City Paper is not for tourists
It’s uncanny how well this once-outré topic lends itself to a coffee-table format typically associated with Amish barns, endangered landscapes, and “Days in the Life of [insert country of your choice].” Echoing perfectly the style of all those dust-gathering tomes, photographer Rosamond Norbury turns a determinedly celebratory lens on drag queens’ edgy posing. Under her eye, the rippled sahara of Adrien’s muscled torso and Steven’s exotic Marie Antoinette getup are like the sights in a tourist guide—hardly unexpected, but fun to look at anyway.
In a sense, the drag world’s inhabitants are tourists themselves. They’re vacationers in the feminine realm, and their appeal emanates from their deliberate and often highly successful attempt to pass as native. In Guy to Goddess, this goes beyond gender to cross-cultural dabbling; after the inevitable sequin-gowned diva, the most popular personas in these photos are Scheherazades, Brazilian showgirls, and Indian maidens.
Norbury knows that the illusion of femininity is compulsively watchable, and she focuses as much on the process of transformation as its result. Her photos illuminate the mysteries of padding and tucking, the alchemy required to secure wigs and nails. The queens’ beauty secrets are fascinating, not to mention useful: rub baby oil on itchy shaved spots, use nail glue to secure clip-on earrings. To avoid smudging lipstick, drink beer through a straw, and never, never wear blue eyeshadow—it’s “unforgivably tacky.”

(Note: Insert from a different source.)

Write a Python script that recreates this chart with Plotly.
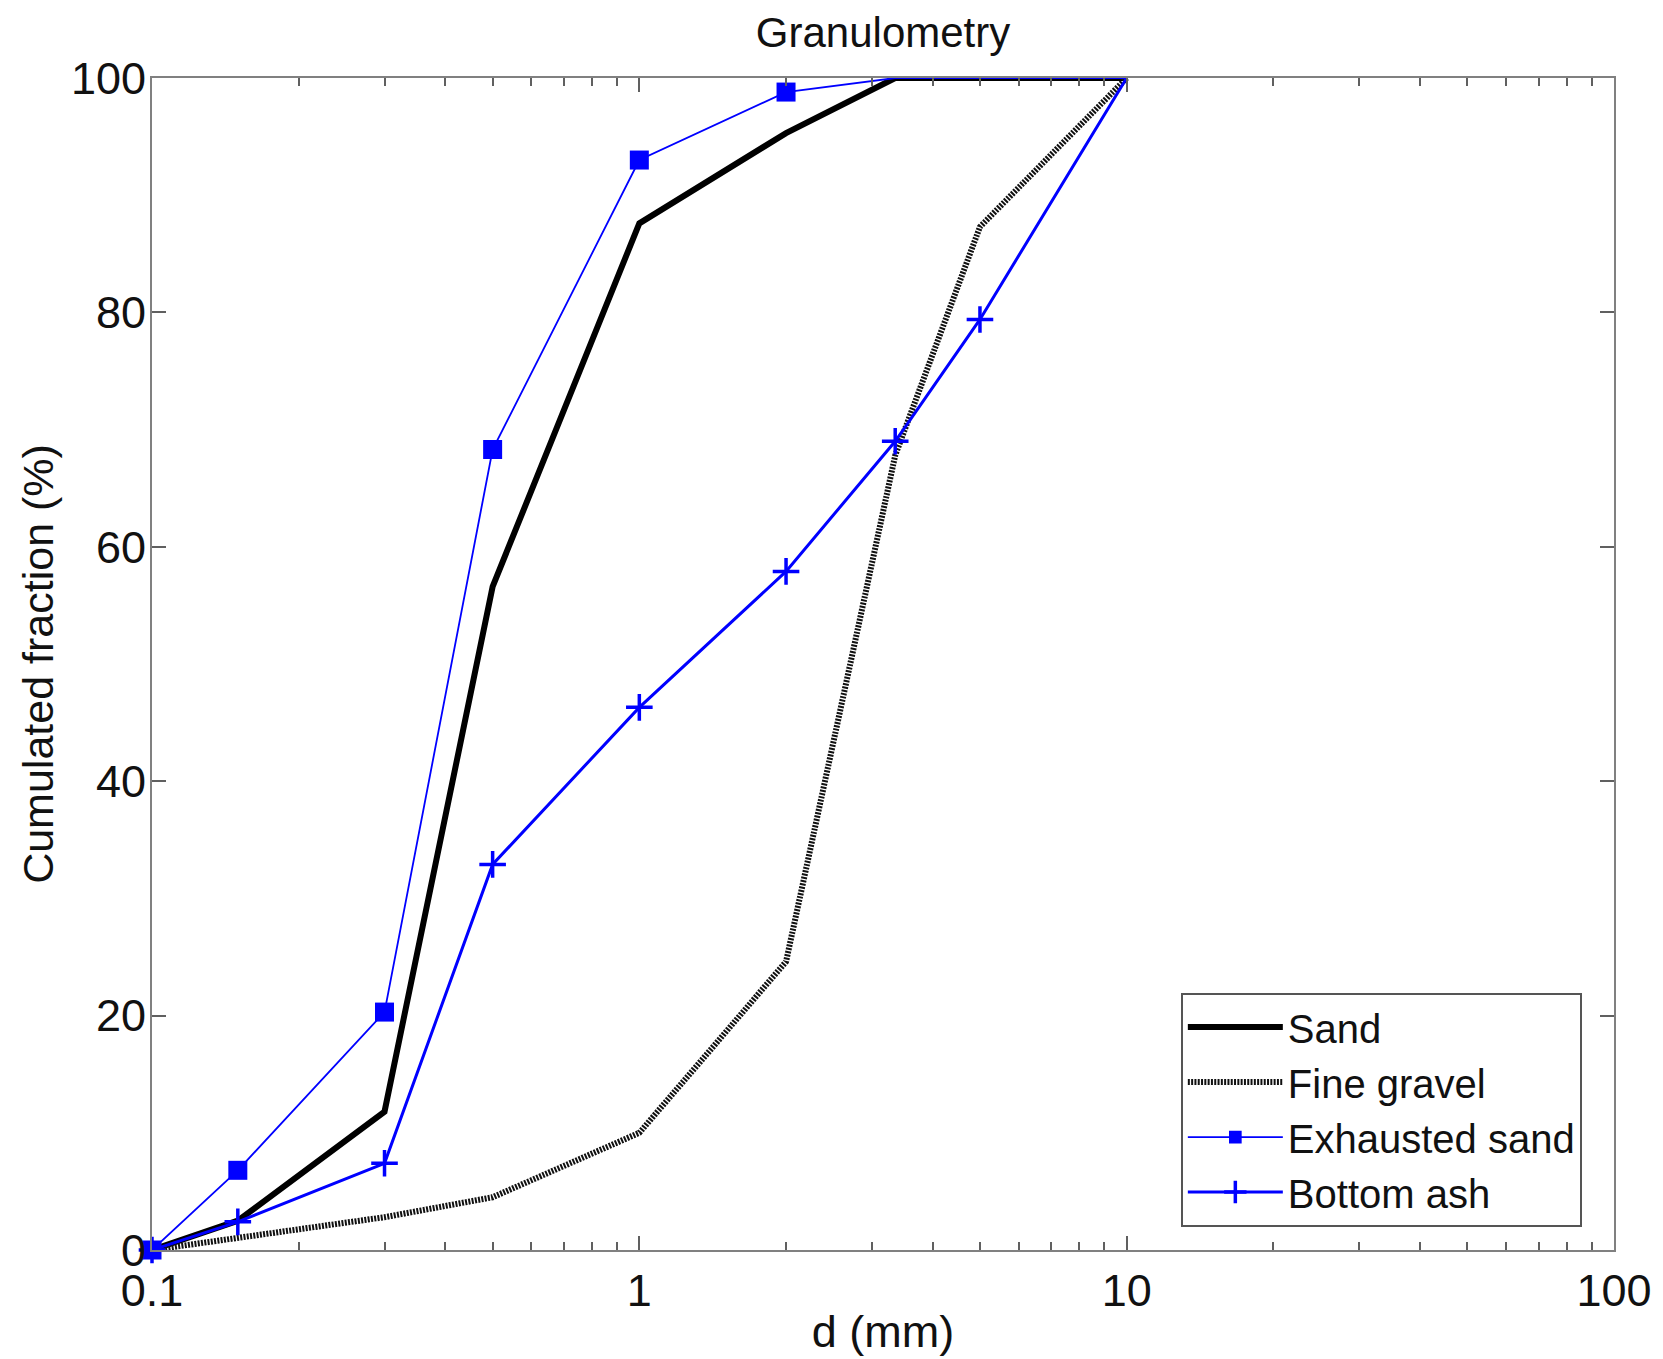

Like most travelogues, Guy to Goddess doesn’t show much behind the natives’ grins. Writer Bill Richardson digs for the meaning behind the makeup, but the queens rebuff him with sarcastic hauteur. He compensates by examining his own drag-related anxieties, remembering how he used to dress up in his mother’s clothes before he learned it wasn’t cool. These recollections convince him that women’s clothes must have a widespread lure. “If it were permissible for men to wear dresses and heels, they would surely do so in greater numbers than is now the case,” he decides. But would they? If there was nothing racy about the notion of men in wigs and spikes, surely drag would lose much of its present allure. Minus the heady charge of going where few men have gone before, the experience would be less like a trek to Tibet or Katmandu and more like a weekend jaunt to Bermuda. Judging from Guy to Goddess, it’s already becoming a shorter trip.